» **Exercise task**
Retype every line from the top of the entries down to the one with "const xTickText = ['0', '0.2', '0.4', '0.6', '0.8', '1'];", both included, and skip the pictures.

» **Rows**
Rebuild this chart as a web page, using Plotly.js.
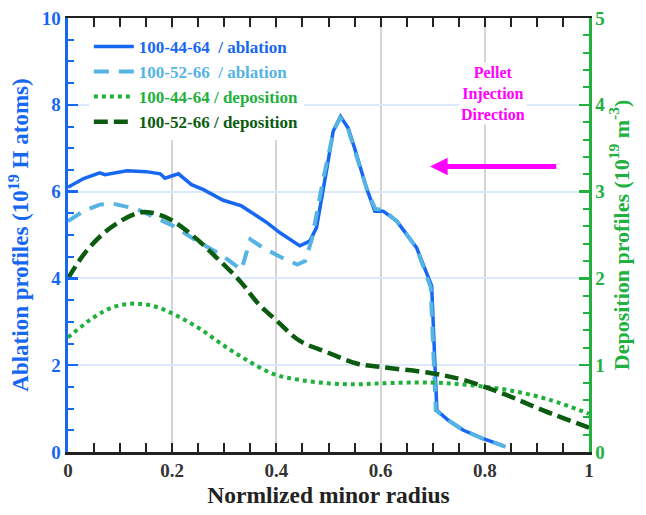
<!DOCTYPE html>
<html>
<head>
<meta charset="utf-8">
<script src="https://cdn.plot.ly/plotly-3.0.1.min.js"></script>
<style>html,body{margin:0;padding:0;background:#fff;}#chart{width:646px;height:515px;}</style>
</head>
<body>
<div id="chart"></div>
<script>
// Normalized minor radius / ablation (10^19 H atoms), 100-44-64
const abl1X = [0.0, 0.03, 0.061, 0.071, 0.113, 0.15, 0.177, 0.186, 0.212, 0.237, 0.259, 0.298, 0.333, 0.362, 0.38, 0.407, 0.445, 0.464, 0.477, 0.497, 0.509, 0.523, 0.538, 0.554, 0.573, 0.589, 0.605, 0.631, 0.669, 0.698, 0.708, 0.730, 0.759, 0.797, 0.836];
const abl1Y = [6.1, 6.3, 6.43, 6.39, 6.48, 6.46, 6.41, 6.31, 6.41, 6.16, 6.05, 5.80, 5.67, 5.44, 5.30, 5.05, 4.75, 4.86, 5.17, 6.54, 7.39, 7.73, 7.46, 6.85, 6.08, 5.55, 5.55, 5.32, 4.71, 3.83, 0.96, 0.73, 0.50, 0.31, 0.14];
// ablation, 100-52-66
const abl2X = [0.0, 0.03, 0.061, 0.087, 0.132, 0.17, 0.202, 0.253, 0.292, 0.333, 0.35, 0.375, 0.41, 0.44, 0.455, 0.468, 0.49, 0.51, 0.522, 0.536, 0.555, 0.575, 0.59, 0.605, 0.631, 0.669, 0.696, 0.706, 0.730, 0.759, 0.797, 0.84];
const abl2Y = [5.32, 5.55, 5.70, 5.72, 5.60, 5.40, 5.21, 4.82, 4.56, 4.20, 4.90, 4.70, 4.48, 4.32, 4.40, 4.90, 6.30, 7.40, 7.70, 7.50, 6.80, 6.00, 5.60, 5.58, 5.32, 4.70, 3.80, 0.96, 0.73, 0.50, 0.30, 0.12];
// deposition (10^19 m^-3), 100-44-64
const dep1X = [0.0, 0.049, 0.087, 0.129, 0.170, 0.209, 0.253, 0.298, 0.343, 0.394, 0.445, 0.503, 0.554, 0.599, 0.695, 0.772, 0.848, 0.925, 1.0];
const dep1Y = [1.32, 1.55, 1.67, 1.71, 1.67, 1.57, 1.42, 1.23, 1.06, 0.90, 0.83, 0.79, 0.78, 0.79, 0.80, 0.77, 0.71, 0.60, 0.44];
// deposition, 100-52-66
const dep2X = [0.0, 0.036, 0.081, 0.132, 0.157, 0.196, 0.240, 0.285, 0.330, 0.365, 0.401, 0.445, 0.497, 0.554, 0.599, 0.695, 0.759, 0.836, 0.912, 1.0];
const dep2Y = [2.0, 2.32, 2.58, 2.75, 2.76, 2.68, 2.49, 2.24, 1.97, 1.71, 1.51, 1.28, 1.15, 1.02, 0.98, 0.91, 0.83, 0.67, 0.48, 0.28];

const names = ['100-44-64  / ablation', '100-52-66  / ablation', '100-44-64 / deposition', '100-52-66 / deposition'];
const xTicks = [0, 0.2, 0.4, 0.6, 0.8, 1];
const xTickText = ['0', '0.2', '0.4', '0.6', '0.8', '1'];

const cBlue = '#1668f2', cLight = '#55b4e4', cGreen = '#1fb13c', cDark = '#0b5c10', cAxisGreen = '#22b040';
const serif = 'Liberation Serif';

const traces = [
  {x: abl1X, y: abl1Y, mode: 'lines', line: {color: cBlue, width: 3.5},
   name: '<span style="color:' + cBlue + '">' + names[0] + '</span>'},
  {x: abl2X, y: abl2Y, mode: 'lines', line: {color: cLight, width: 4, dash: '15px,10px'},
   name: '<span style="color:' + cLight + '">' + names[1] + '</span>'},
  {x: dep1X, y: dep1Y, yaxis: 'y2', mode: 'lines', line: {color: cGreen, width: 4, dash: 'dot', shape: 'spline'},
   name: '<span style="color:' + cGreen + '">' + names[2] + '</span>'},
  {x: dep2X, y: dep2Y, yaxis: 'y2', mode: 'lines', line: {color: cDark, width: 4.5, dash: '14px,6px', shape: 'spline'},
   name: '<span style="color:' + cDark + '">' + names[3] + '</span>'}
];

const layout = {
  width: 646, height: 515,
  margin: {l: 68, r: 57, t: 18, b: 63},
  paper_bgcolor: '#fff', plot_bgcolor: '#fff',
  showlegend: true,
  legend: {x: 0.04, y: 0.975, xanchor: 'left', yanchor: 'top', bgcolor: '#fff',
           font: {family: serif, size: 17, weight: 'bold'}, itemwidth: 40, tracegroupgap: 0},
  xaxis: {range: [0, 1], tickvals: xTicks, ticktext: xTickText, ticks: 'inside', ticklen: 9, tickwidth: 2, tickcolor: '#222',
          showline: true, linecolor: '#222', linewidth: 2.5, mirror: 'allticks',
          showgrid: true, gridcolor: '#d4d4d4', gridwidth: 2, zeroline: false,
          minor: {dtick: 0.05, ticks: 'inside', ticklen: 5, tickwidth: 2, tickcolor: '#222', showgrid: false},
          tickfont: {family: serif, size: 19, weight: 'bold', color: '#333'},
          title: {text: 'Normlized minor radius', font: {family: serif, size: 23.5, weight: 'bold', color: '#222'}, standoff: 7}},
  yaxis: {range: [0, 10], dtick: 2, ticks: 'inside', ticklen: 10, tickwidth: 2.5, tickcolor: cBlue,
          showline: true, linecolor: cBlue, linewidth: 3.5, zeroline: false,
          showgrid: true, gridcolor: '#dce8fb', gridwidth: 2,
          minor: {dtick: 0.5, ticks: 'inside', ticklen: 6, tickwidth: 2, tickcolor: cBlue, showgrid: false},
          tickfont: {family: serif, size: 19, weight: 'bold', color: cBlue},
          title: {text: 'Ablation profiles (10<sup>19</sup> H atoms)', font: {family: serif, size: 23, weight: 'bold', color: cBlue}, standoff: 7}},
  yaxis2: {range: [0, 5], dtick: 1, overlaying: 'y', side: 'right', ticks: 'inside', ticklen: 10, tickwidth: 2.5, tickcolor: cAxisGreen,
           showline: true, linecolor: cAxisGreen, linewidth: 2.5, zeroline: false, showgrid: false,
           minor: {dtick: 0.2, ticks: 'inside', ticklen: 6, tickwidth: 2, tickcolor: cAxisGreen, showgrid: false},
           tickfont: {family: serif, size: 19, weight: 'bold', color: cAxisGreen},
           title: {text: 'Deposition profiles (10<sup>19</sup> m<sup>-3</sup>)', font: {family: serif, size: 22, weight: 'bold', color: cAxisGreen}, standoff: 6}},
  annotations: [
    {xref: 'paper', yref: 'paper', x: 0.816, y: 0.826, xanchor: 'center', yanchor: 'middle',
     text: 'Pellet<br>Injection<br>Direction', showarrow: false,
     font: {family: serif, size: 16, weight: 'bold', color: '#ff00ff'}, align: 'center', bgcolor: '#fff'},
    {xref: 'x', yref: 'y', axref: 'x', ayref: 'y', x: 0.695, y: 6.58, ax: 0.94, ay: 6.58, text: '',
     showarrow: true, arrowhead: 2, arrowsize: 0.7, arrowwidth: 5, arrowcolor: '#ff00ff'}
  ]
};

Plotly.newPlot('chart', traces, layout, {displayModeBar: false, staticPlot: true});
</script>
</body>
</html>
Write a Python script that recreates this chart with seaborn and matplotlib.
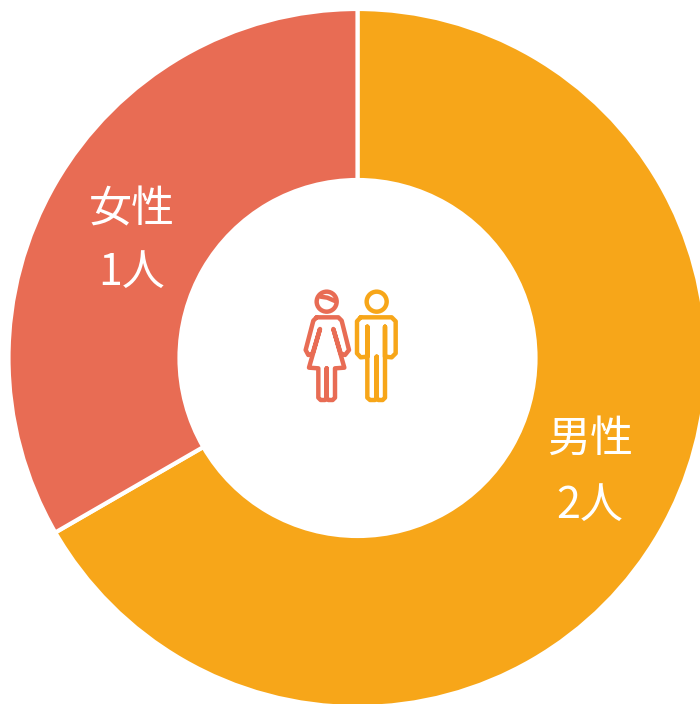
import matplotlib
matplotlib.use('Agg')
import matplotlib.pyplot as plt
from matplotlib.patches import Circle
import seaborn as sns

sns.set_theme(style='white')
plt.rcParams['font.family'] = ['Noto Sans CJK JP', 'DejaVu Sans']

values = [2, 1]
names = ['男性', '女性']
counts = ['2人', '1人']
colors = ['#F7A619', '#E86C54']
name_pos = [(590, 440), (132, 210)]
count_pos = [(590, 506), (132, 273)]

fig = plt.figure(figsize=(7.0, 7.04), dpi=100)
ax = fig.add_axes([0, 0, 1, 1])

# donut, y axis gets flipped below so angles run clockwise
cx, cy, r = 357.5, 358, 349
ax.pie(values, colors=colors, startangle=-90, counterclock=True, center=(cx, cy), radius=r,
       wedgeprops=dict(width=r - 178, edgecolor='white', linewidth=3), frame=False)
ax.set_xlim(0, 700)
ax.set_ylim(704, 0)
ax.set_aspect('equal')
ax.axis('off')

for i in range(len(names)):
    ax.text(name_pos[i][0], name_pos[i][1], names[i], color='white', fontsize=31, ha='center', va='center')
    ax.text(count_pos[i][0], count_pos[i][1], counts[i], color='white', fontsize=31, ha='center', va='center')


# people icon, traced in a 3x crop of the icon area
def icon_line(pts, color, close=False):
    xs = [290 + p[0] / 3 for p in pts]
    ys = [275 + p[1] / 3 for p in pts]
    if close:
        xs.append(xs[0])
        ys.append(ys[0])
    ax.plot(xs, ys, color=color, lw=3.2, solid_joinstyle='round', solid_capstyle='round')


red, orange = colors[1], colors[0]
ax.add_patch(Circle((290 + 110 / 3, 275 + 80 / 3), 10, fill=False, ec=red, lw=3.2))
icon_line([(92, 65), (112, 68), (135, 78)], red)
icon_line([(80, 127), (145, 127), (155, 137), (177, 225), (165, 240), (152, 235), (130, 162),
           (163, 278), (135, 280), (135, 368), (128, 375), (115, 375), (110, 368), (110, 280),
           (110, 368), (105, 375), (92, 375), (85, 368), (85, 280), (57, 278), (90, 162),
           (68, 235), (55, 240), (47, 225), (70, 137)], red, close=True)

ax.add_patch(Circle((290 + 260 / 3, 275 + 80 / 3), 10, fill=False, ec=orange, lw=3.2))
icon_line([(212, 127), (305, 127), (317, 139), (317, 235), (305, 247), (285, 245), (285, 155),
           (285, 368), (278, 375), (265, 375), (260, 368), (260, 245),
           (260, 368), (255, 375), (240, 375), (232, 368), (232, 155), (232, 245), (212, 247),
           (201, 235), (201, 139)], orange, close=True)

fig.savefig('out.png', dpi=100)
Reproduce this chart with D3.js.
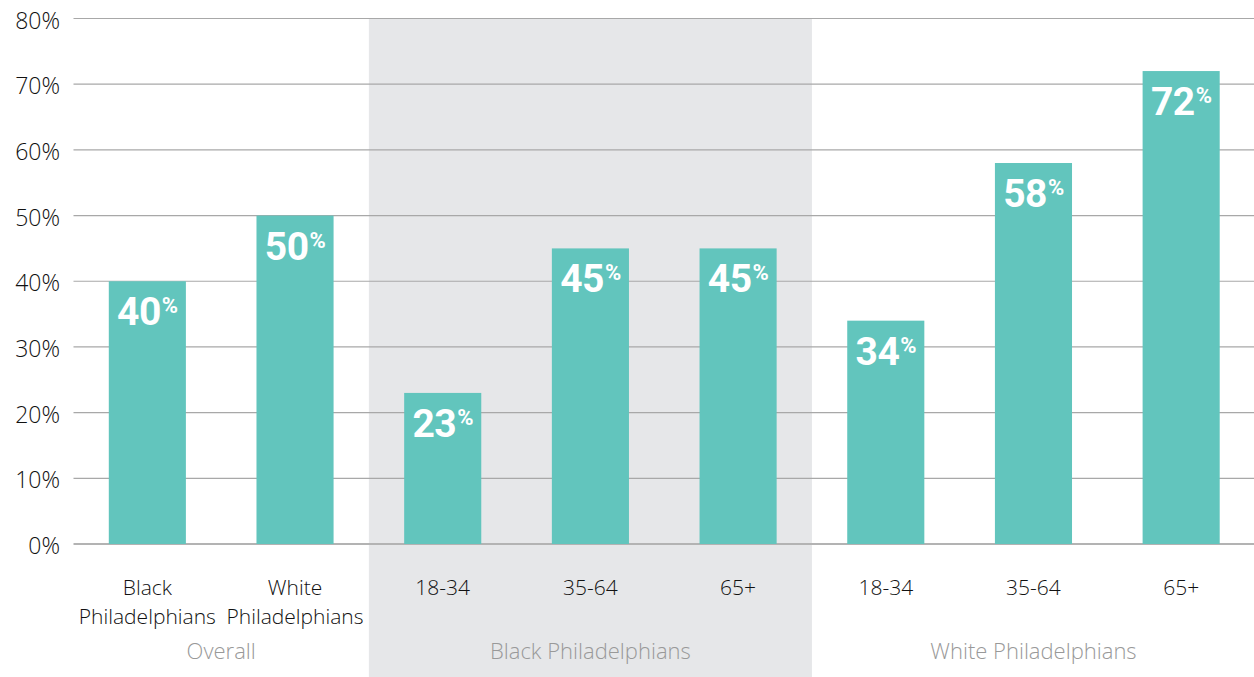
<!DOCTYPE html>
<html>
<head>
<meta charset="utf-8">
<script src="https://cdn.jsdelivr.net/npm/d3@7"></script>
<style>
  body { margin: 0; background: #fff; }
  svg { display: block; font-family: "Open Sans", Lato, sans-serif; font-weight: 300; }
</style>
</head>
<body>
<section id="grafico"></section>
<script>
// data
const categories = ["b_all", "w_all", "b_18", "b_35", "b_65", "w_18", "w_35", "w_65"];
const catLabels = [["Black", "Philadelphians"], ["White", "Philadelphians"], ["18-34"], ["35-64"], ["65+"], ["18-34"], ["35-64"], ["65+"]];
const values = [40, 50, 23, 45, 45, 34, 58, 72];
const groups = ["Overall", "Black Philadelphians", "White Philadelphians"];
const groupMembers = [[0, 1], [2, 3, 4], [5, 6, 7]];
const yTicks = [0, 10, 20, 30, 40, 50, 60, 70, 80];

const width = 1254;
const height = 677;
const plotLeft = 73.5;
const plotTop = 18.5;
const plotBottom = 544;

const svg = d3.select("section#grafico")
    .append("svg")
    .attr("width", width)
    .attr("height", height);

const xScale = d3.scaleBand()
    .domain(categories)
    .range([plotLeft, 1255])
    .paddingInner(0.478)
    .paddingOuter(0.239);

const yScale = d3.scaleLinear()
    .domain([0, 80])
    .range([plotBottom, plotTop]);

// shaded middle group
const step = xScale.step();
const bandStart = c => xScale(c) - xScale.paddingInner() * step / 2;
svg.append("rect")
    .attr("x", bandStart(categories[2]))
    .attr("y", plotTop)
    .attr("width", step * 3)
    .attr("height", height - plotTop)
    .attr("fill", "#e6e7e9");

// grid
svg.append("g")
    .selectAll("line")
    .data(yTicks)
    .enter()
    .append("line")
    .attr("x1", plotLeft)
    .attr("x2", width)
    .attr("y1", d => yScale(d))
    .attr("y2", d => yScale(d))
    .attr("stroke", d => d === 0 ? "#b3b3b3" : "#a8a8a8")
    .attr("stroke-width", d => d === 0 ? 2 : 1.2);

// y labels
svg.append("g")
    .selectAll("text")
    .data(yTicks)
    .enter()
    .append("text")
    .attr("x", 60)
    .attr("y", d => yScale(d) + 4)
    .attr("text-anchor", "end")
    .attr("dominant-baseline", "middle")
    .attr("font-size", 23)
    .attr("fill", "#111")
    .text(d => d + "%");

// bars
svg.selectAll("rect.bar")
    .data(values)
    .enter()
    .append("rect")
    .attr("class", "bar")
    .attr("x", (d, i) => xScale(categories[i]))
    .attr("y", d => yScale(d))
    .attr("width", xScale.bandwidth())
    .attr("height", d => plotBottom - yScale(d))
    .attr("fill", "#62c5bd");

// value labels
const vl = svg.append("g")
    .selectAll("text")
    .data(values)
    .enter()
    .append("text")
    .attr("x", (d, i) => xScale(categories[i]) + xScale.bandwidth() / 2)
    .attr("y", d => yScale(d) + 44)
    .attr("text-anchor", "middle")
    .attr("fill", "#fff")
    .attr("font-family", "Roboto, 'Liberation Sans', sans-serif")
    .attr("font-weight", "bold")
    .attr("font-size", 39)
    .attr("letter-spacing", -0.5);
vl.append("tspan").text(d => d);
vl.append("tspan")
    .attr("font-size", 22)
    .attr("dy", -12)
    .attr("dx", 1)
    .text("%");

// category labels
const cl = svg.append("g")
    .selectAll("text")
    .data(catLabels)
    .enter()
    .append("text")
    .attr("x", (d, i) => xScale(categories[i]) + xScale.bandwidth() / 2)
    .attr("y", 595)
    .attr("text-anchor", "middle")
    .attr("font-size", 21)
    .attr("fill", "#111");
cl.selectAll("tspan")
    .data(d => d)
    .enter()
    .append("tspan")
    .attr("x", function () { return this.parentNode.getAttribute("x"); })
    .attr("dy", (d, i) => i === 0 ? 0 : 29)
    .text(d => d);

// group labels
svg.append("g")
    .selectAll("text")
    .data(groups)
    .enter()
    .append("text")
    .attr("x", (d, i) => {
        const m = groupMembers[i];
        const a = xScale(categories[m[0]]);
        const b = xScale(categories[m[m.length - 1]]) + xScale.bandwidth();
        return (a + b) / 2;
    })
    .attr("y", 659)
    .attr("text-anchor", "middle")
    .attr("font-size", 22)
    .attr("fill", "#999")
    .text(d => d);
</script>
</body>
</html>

» **Task solution**
Rebuild this chart as a web page, using Plotly.js.
<!DOCTYPE html>
<html>
<head>
<meta charset="utf-8">
<script src="https://cdn.plot.ly/plotly-3.0.1.min.js"></script>
<style>html,body{margin:0;padding:0;background:#fff;}#chart{width:646px;height:515px;}</style>
</head>
<body>
<div id="chart"></div>
<script>
// Normalized minor radius / ablation (10^19 H atoms), 100-44-64
const abl1X = [0.0, 0.03, 0.061, 0.071, 0.113, 0.15, 0.177, 0.186, 0.212, 0.237, 0.259, 0.298, 0.333, 0.362, 0.38, 0.407, 0.445, 0.464, 0.477, 0.497, 0.509, 0.523, 0.538, 0.554, 0.573, 0.589, 0.605, 0.631, 0.669, 0.698, 0.708, 0.730, 0.759, 0.797, 0.836];
const abl1Y = [6.1, 6.3, 6.43, 6.39, 6.48, 6.46, 6.41, 6.31, 6.41, 6.16, 6.05, 5.80, 5.67, 5.44, 5.30, 5.05, 4.75, 4.86, 5.17, 6.54, 7.39, 7.73, 7.46, 6.85, 6.08, 5.55, 5.55, 5.32, 4.71, 3.83, 0.96, 0.73, 0.50, 0.31, 0.14];
// ablation, 100-52-66
const abl2X = [0.0, 0.03, 0.061, 0.087, 0.132, 0.17, 0.202, 0.253, 0.292, 0.333, 0.35, 0.375, 0.41, 0.44, 0.455, 0.468, 0.49, 0.51, 0.522, 0.536, 0.555, 0.575, 0.59, 0.605, 0.631, 0.669, 0.696, 0.706, 0.730, 0.759, 0.797, 0.84];
const abl2Y = [5.32, 5.55, 5.70, 5.72, 5.60, 5.40, 5.21, 4.82, 4.56, 4.20, 4.90, 4.70, 4.48, 4.32, 4.40, 4.90, 6.30, 7.40, 7.70, 7.50, 6.80, 6.00, 5.60, 5.58, 5.32, 4.70, 3.80, 0.96, 0.73, 0.50, 0.30, 0.12];
// deposition (10^19 m^-3), 100-44-64
const dep1X = [0.0, 0.049, 0.087, 0.129, 0.170, 0.209, 0.253, 0.298, 0.343, 0.394, 0.445, 0.503, 0.554, 0.599, 0.695, 0.772, 0.848, 0.925, 1.0];
const dep1Y = [1.32, 1.55, 1.67, 1.71, 1.67, 1.57, 1.42, 1.23, 1.06, 0.90, 0.83, 0.79, 0.78, 0.79, 0.80, 0.77, 0.71, 0.60, 0.44];
// deposition, 100-52-66
const dep2X = [0.0, 0.036, 0.081, 0.132, 0.157, 0.196, 0.240, 0.285, 0.330, 0.365, 0.401, 0.445, 0.497, 0.554, 0.599, 0.695, 0.759, 0.836, 0.912, 1.0];
const dep2Y = [2.0, 2.32, 2.58, 2.75, 2.76, 2.68, 2.49, 2.24, 1.97, 1.71, 1.51, 1.28, 1.15, 1.02, 0.98, 0.91, 0.83, 0.67, 0.48, 0.28];

const names = ['100-44-64  / ablation', '100-52-66  / ablation', '100-44-64 / deposition', '100-52-66 / deposition'];
const xTicks = [0, 0.2, 0.4, 0.6, 0.8, 1];
const xTickText = ['0', '0.2', '0.4', '0.6', '0.8', '1'];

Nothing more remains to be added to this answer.